Multiple grain generators - is there an advantage?
I've been building a granulator of late, it's nothing revolutionary but has been an interesting journey for me. The core of the oscillator is based on the tried and tested combination of two play~ objects with a Gaussian envelope.
It sounds great, but I'm now wondering how I could develop or expand it. Now, before building this I was using the (fantastic) grainstretch~ external by Timo Rozendal. It has an option of using multiple grains (2,4,8,16). I'm curious to how this works and whether it is worth me trying to implement. I'm presuming this option adds more grain generators mixed together at once? Am I right, is this a commonly used technique. If so, how does one go about windowing more than 2 sources smoothly.
Hope that makes sense! Let me know if not, I'll try to explain it better.
Hi
the only "penalty" I can think of is the obvious one: more voices = more CPU demands. Practically, you would want to assign unique phase-offsets (grain start) to each voice. Artistically, however, I can't think of many granular playback, or granulation synthesis algorithms that emphasise fewer rather than multiple voices. Whether you're pursuing rich dispersed grain clouds or smooth freezing and re-pitching, you're probably going to need multiple voices. Only Jean Francois Charles, Monolake, and Timo Rosendal (I love making dangerous - and plain wrong - generalisations!! Please prove me wrong. Please) seem to have overcome this time-domain stretchy freezy granulation thing recently.
As a wild guess, I would suggest that Timo perhaps has a fixed number of voices, with unneeded voices turned off as required, rather than a truly dynamic voice number. Again, guesswork.
I'd like to see you're own engine, if you're happy to reveal.
EDIT: 05-01-14
I'll try to put something postable together - it's all tied up with the interface at the moment which is... unusual. Happy to share it though, I built it by looking at the work of others, including your tutorial Brendan (which was helpful, thanks!) so it is probably not that different. I've some interesting phase modulation stuff and an unusual control system working though, so that may be of interest.
On the windowing side of things, to expand on my question a bit - if you have more grain generators do you then have more overlap with all of them playing at one time. See the (very crude!) attached picture which may help.

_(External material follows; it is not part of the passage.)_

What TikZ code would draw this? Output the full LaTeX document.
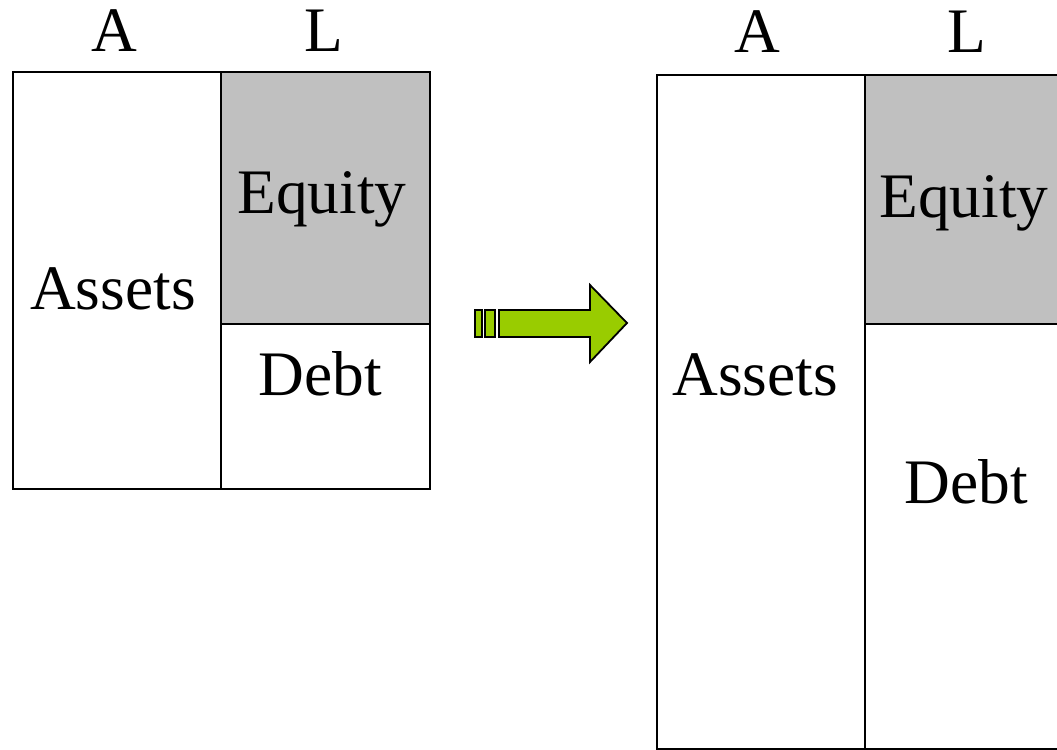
\documentclass[tikz,border=0pt]{standalone}
\usepackage{fontspec}
\setmainfont{Liberation Serif}
\definecolor{eqgray}{RGB}{192,192,192}
\definecolor{arrgreen}{RGB}{153,204,0}
\begin{document}
\begin{tikzpicture}[x=1bp,y=-1bp,
  boxline/.style={draw=black,line width=1.3bp},
  lbl/.style={anchor=base,inner sep=0pt,font=\fontsize{63.4bp}{70bp}\selectfont},
  arrowpart/.style={draw=black,fill=arrgreen,line width=1.8bp,line join=miter}]
\useasboundingbox (0,0) rectangle (1057,750);
% left balance sheet
\fill[eqgray] (221,72) rectangle (430,324);
\draw[boxline] (13,72) rectangle (430,489);
\draw[boxline] (221,72) -- (221,489);
\draw[boxline] (221,324) -- (430,324);
\node[lbl] (lA) at (114,52) {A};
\node[lbl] (lL) at (324,52) {L};
\node[lbl] (lAssets) at (113,309) {Assets};
\node[lbl] (lEquity) at (322,213) {Equity};
\node[lbl] (lDebt) at (320,395) {Debt};
% arrow
\draw[arrowpart] (475,310) rectangle (482,337);
\draw[arrowpart] (485,310) rectangle (495,337);
\draw[arrowpart] (499,310) -- (590,310) -- (590,285) -- (627,323) -- (590,362) -- (590,337) -- (499,337) -- cycle;
% right balance sheet (clipped at page edge)
\begin{scope}
\clip (0,0) rectangle (1057,750);
\fill[eqgray] (865,75) rectangle (1075,324);
\draw[boxline] (657,75) rectangle (1075,749);
\draw[boxline] (865,75) -- (865,749);
\draw[boxline] (865,324) -- (1075,324);
\end{scope}
\node[lbl] (rA) at (757,53) {A};
\node[lbl] (rL) at (967,53) {L};
\node[lbl] (rAssets) at (755,395) {Assets};
\node[lbl] (rEquity) at (964,217) {Equity};
\node[lbl] (rDebt) at (966,503) {Debt};
\end{tikzpicture}
\end{document}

Is this useful for smoother sounding granulation?
Hi
The best recent advice I've got is to either use a global phasor outside the poly~, and use phase offsets as I described above, or to use one-shot ramps with similarly unique phases.
Subjectively at least, more overlaps sounds smoother. But handling those phase positions whilst also juggling numerous dynamic parameters has proved to be something of headache for me, simply because of my very limited experience in 'classical' programming and audio DSP.